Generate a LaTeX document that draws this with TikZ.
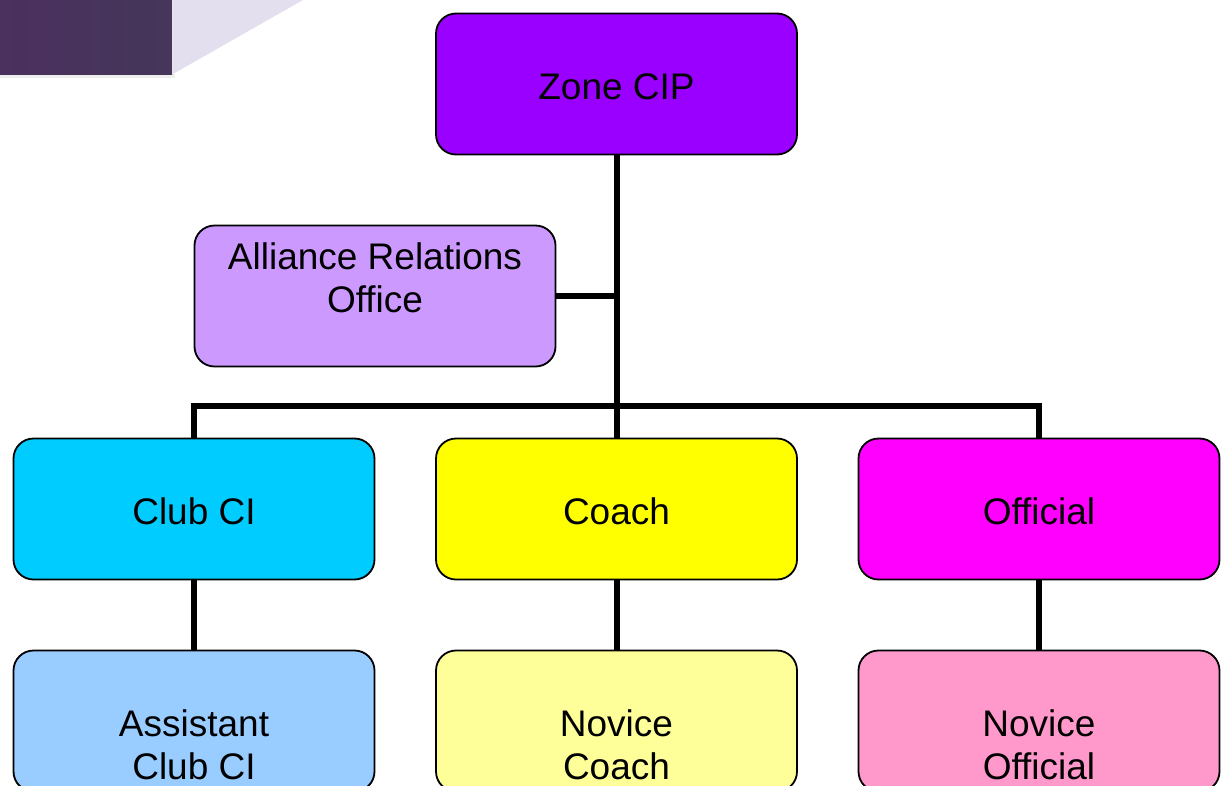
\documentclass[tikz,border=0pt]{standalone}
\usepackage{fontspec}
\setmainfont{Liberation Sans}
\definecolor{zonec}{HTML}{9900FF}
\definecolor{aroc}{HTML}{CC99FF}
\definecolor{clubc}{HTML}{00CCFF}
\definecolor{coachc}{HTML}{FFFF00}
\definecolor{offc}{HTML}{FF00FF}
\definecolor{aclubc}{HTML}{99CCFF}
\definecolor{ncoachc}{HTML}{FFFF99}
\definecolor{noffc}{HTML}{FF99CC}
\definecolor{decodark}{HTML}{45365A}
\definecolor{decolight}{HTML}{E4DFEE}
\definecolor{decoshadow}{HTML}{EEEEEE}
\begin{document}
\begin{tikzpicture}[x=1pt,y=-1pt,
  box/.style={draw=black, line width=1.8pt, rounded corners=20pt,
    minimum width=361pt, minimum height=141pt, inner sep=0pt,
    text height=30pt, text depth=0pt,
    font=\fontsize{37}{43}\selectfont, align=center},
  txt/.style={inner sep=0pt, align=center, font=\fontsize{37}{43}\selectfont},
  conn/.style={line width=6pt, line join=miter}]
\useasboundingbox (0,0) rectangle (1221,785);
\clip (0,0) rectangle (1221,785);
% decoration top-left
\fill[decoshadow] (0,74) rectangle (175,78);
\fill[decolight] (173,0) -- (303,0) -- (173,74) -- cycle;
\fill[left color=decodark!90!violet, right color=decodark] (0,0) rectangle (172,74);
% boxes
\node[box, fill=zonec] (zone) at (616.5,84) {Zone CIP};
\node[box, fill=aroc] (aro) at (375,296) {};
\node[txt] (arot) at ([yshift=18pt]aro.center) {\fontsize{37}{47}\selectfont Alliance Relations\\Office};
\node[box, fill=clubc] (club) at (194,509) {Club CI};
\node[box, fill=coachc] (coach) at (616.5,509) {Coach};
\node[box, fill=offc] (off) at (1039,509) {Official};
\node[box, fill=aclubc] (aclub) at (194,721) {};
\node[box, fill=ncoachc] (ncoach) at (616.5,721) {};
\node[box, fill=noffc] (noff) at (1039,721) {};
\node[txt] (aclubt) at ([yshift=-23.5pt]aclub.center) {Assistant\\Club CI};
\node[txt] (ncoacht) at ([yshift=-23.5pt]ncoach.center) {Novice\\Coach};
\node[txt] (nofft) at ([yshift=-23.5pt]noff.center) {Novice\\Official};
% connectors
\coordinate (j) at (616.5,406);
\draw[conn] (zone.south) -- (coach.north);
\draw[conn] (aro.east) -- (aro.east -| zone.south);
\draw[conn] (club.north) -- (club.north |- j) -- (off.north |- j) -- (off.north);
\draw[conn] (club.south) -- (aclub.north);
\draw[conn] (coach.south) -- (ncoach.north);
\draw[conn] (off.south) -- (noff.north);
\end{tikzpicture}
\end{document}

■ **PROBLEM REQUIREMENTS**:
Give the data again exactly as written, with all pictures left out.

■ **FULL RESPONSE**:
Generate a LaTeX document that draws this with TikZ.
\documentclass[tikz,border=0pt]{standalone}
\usepackage{fontspec}
\setmainfont{Liberation Sans}
\definecolor{zonec}{HTML}{9900FF}
\definecolor{aroc}{HTML}{CC99FF}
\definecolor{clubc}{HTML}{00CCFF}
\definecolor{coachc}{HTML}{FFFF00}
\definecolor{offc}{HTML}{FF00FF}
\definecolor{aclubc}{HTML}{99CCFF}
\definecolor{ncoachc}{HTML}{FFFF99}
\definecolor{noffc}{HTML}{FF99CC}
\definecolor{decodark}{HTML}{45365A}
\definecolor{decolight}{HTML}{E4DFEE}
\definecolor{decoshadow}{HTML}{EEEEEE}
\begin{document}
\begin{tikzpicture}[x=1pt,y=-1pt,
  box/.style={draw=black, line width=1.8pt, rounded corners=20pt,
    minimum width=361pt, minimum height=141pt, inner sep=0pt,
    text height=30pt, text depth=0pt,
    font=\fontsize{37}{43}\selectfont, align=center},
  txt/.style={inner sep=0pt, align=center, font=\fontsize{37}{43}\selectfont},
  conn/.style={line width=6pt, line join=miter}]
\useasboundingbox (0,0) rectangle (1221,785);
\clip (0,0) rectangle (1221,785);
% decoration top-left
\fill[decoshadow] (0,74) rectangle (175,78);
\fill[decolight] (173,0) -- (303,0) -- (173,74) -- cycle;
\fill[left color=decodark!90!violet, right color=decodark] (0,0) rectangle (172,74);
% boxes
\node[box, fill=zonec] (zone) at (616.5,84) {Zone CIP};
\node[box, fill=aroc] (aro) at (375,296) {};
\node[txt] (arot) at ([yshift=18pt]aro.center) {\fontsize{37}{47}\selectfont Alliance Relations\\Office};
\node[box, fill=clubc] (club) at (194,509) {Club CI};
\node[box, fill=coachc] (coach) at (616.5,509) {Coach};
\node[box, fill=offc] (off) at (1039,509) {Official};
\node[box, fill=aclubc] (aclub) at (194,721) {};
\node[box, fill=ncoachc] (ncoach) at (616.5,721) {};
\node[box, fill=noffc] (noff) at (1039,721) {};
\node[txt] (aclubt) at ([yshift=-23.5pt]aclub.center) {Assistant\\Club CI};
\node[txt] (ncoacht) at ([yshift=-23.5pt]ncoach.center) {Novice\\Coach};
\node[txt] (nofft) at ([yshift=-23.5pt]noff.center) {Novice\\Official};
% connectors
\coordinate (j) at (616.5,406);
\draw[conn] (zone.south) -- (coach.north);
\draw[conn] (aro.east) -- (aro.east -| zone.south);
\draw[conn] (club.north) -- (club.north |- j) -- (off.north |- j) -- (off.north);
\draw[conn] (club.south) -- (aclub.north);
\draw[conn] (coach.south) -- (ncoach.north);
\draw[conn] (off.south) -- (noff.north);
\end{tikzpicture}
\end{document}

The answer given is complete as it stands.